As Paul Coro of the Arizona Republic put it:
The Suns (13-17) are so bad defensively that they allowed the 76ers to score 27 more than their season average. The 76ers were a 4-13 road team that had not won in the 11 previous times it allowed 100 points. The 76ersshot 61 percent in the first half and put six scorers in double figures even though they did not have their star, Andre Iguodala, who sat out because right Achilles' tendinitis, and Jason Kapono. That came after the Suns had worked on defense for two days in practice. Instead, Iguodala's replacement, Andres Nocioni, posted a double-double with season highs for points (22) and rebounds (12). 76ers rookie Evan Turner added a season-high 23 points. He made nine of 12 shots even though he entered the game shooting 38 percent and averaging 6.8 points.

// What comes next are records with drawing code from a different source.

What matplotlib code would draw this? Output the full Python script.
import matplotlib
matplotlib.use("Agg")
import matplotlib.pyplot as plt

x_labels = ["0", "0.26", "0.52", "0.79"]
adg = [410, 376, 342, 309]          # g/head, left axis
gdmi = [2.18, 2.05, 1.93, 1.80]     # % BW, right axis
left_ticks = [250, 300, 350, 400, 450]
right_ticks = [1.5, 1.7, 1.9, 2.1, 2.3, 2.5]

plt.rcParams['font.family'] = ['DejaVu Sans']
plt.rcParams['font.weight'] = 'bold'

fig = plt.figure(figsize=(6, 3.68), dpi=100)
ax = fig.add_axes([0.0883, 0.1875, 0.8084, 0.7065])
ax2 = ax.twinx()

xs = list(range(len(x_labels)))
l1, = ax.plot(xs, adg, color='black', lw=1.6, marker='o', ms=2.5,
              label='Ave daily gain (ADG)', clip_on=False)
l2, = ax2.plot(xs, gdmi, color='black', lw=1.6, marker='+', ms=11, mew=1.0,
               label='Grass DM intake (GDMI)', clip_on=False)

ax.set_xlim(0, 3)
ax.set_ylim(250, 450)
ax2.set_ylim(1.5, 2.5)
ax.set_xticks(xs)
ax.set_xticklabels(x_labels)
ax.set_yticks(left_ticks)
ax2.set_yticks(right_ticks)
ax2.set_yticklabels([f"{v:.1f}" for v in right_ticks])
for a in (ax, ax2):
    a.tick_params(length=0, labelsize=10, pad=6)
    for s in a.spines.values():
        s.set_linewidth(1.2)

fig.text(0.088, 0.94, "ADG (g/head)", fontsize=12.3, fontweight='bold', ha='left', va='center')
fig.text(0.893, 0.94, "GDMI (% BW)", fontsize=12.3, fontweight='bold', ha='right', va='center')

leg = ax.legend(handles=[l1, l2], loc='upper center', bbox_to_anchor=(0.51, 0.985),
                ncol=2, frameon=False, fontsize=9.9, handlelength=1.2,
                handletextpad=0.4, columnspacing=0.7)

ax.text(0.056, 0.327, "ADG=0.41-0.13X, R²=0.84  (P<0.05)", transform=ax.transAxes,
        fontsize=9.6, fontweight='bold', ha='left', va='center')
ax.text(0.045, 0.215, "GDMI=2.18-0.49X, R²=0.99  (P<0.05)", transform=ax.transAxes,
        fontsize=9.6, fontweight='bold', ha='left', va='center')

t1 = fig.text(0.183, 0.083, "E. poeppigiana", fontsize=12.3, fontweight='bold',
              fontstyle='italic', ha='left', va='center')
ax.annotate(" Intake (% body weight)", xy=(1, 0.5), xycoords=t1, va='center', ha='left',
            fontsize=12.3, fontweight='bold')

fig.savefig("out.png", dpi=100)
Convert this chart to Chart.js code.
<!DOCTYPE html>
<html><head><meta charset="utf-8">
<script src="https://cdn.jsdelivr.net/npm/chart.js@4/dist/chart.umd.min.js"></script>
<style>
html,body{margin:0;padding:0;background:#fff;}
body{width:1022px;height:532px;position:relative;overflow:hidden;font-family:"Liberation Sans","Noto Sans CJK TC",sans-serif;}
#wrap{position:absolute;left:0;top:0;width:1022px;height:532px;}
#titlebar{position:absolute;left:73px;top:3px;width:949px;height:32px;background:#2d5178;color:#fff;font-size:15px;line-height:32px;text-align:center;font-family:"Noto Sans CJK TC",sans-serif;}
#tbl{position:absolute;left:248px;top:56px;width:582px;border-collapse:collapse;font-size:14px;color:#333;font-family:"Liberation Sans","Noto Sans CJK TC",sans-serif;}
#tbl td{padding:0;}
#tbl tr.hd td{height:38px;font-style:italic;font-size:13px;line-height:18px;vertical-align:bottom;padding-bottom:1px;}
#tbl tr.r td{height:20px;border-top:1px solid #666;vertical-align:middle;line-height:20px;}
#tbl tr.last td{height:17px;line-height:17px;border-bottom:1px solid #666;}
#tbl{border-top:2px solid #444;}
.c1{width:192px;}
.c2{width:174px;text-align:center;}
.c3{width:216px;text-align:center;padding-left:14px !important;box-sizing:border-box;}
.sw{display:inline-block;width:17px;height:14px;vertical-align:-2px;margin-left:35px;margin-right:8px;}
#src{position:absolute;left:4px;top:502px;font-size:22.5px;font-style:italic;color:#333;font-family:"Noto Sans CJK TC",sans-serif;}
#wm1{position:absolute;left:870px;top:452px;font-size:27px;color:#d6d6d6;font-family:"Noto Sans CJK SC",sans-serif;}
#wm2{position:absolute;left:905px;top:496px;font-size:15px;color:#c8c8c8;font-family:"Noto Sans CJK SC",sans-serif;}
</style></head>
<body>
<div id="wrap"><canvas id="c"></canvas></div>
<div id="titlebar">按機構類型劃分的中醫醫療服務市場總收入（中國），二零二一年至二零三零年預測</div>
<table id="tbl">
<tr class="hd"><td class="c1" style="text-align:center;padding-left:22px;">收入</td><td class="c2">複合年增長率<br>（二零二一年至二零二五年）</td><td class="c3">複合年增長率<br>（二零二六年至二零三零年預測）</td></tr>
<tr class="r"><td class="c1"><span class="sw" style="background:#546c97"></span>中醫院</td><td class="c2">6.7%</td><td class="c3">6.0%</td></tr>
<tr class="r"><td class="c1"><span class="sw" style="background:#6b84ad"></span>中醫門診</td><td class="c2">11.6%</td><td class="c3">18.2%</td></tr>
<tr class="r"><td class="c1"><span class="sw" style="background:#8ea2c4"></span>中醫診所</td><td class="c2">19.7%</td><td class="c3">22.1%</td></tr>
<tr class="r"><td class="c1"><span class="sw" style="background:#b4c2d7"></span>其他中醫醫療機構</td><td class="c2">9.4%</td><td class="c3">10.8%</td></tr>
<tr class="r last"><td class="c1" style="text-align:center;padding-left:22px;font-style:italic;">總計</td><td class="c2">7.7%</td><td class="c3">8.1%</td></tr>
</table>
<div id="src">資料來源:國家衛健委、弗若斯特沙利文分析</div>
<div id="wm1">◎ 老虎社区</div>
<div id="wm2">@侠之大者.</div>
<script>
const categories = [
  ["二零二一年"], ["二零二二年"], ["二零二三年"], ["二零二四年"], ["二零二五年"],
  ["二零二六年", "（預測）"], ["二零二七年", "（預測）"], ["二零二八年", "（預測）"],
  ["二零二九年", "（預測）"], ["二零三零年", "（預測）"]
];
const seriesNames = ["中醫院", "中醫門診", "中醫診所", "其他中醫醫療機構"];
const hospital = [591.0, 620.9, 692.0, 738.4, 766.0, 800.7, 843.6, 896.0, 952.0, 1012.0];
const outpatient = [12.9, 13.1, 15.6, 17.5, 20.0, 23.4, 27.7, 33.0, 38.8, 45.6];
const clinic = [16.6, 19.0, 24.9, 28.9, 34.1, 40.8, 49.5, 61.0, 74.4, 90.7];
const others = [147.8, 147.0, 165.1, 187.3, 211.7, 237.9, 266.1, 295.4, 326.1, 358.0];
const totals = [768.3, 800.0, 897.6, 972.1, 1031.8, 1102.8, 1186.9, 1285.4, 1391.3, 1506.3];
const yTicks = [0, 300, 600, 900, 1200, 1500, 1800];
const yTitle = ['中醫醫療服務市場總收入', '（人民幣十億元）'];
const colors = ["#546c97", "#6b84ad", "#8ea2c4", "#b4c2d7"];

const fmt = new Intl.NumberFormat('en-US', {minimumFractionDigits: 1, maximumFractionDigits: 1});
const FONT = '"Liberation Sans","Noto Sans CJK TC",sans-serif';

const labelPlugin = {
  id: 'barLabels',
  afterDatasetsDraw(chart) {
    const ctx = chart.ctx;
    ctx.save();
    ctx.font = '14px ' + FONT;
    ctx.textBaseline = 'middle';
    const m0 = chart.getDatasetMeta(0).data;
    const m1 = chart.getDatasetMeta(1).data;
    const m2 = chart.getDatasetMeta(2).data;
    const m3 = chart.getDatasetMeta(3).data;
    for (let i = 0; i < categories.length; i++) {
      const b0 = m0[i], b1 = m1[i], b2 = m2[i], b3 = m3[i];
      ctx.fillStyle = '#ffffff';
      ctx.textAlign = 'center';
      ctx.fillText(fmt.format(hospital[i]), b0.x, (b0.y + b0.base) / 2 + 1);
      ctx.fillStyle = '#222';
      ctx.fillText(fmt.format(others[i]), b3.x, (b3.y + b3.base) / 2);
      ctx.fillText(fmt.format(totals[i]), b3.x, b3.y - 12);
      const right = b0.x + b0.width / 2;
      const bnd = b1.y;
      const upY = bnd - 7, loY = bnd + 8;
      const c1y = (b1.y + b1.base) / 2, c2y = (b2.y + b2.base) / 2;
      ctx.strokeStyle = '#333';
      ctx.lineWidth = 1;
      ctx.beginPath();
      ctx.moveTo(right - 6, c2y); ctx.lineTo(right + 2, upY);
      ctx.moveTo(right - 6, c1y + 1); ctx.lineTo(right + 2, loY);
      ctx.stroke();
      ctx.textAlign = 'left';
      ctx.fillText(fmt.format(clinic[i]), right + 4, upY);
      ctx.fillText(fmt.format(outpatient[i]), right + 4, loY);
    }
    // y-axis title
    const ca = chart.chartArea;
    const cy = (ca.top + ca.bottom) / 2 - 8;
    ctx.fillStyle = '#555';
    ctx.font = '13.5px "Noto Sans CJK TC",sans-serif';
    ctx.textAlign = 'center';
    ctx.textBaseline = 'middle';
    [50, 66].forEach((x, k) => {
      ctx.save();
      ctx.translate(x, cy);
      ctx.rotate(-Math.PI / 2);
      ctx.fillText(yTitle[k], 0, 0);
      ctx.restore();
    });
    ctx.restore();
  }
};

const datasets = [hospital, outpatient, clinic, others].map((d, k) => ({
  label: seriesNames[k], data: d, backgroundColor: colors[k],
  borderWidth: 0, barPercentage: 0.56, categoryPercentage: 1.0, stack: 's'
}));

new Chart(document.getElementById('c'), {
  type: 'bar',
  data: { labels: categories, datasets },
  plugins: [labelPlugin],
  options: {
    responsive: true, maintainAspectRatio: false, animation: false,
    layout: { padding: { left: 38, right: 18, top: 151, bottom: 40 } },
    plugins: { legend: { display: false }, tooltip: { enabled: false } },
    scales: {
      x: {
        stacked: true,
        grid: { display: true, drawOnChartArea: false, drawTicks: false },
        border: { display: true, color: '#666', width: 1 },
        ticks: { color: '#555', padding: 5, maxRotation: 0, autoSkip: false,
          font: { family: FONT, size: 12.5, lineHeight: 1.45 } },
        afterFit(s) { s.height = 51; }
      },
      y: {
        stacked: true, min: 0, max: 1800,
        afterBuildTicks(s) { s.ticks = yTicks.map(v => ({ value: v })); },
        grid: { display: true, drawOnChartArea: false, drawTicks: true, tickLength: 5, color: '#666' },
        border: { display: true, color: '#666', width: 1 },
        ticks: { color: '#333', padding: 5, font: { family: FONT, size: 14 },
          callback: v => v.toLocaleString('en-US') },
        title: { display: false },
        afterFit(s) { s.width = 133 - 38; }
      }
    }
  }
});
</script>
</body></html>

Strong words, right? Well, Marcin Gortat had some stronger ones. Gortat is known as The Polish Hammer for his ability to throw down a nasty dunk. But after his new team surrendered 100+ points for the 25th time in 30 games, Gortat hammered the Suns for their lackadaisical D.
"It's just a little bit frustrating when you come in the locker room and people are talking about the offense," Gortat began. "That's not the way you're going to win NBA games. I don't know if it's just me, or maybe I'm just different, but I came from a team where everybody's competing and trying to do the stuff that coach is saying. We're just totally changing our rotations, changing our stuff that we set before the game. We're not playing hard enough and I've just got to tell you, there's a lot, a lot of work in front of us. The positive thing is? It can't be worse."
"I just think we have to be at the gym every day for three hours," Gortat continued. "Learn the rotations, learn everything from the beginning. I mean, there are so many things we're doing bad, I just can't find an explanation. I'm trying to get some rebounds and stops, but unfortunately there's not too many opportunities for me to rebound because the team is scoring 120-something points.
"It's just frustrating; frustrating as hell. I'm not going to lie."
Now, Gortat has been a Sun for exactly three games, but even Sherlock Holmes couldn't have made a more accurate deduction. Phoenix is baaaaaad on defense. In fact, they're historically bad.
Because the Suns have a long and storied history as a defenseless team, I'm not sure people truly understand just how awful they've been this season. According to Basketball-Reference, the 2010-11 Phoenix Suns are currently the sixth-worst team of all time in terms of Defensive Rating (which, again, is 114.1).
For perspective, the 1992-93 Dallas Mavericks have an all-time worst D-Rating of 114.7. In other words, this year's Suns team is a mere seven-tenths of one point per 100 possessions away from being the worst defensive team ever.
Here's another ugly fact: The five teams that rank behind the Suns in Defensive Rating averaged 20 wins.
Look, the Suns have shown over the past several seasons that a team can compete without being an elite defensive squad. But no amount of scoring is going to overcome a potentially worst-ever defense. If the Suns are going to turn their season around, they need to start getting their hands in some faces. And fast.